I don't really get this counterpoint; isn't everything in the economy a flow of money that has been taxed at a previous point in the flow? If I have $100,000 that I've already paid taxes on, I could invest it in external assets and hope to make capital gains on them; or I could plow it back into my own occupation and use it to generate income (say, by setting up an art studio). Why should I pay more taxes in the second case?

Consider two eBay-painting-seller scenarios. In the first, I buy painting materials, paint paintings, and then sell them on eBay. In the second, I buy existing paintings on eBay that I think are underpriced, and then resell them later for a profit. Why should I pay more taxes in the first case, just because I painted the paintings? In both cases my occupation is basically "selling paintings on eBay", but in one I'm creating new ones and selling them for an income, and in the other I'm flipping existing paintings, making a capital gain. In both cases the starting capital is money I've already paid taxes on. If anything, the first occupation seems like the one policy should encourage, rather than the second, but at the very least I don't see any reason to actively encourage the second version over the first.

1 comments

I am not a tax lawyer, but my understanding is that capital gains only count as such if you've held the asset for at least a few years.
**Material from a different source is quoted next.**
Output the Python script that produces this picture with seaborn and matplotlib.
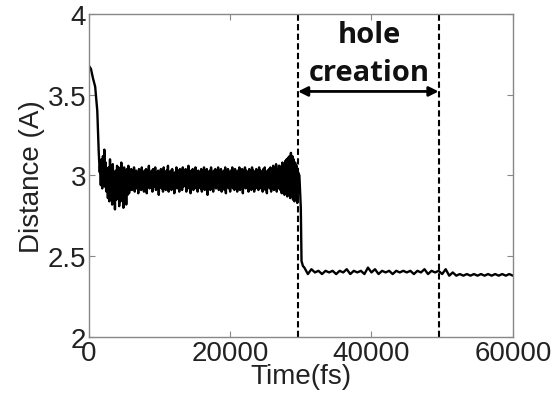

By the way, in the first case, your outlays are tax-deductible.

(edit: I'm not an expert, so downvoters, please explain your disagreement.)

The outlays being tax-deductible is the same in both cases: you only pay tax on the gains between what you put in and got out, not on the total revenue. If you spend $100k on art supplies and sell $110k in paintings, you pay taxes on the $10k net profit. Same as if you bought a bond for $100k and sold it for $110k; you only pay taxes on the $10k net gain.

But in the second case, you're taxed at a lower rate, so the tax code appears to want to discourage you from investing your capital in your own work. If you ever find yourself in a situation where you could make a 10% return on capital by putting that capital to work yourself, or could make the same 10% by putting that capital into a passive investment, the tax code promotes the 2nd option.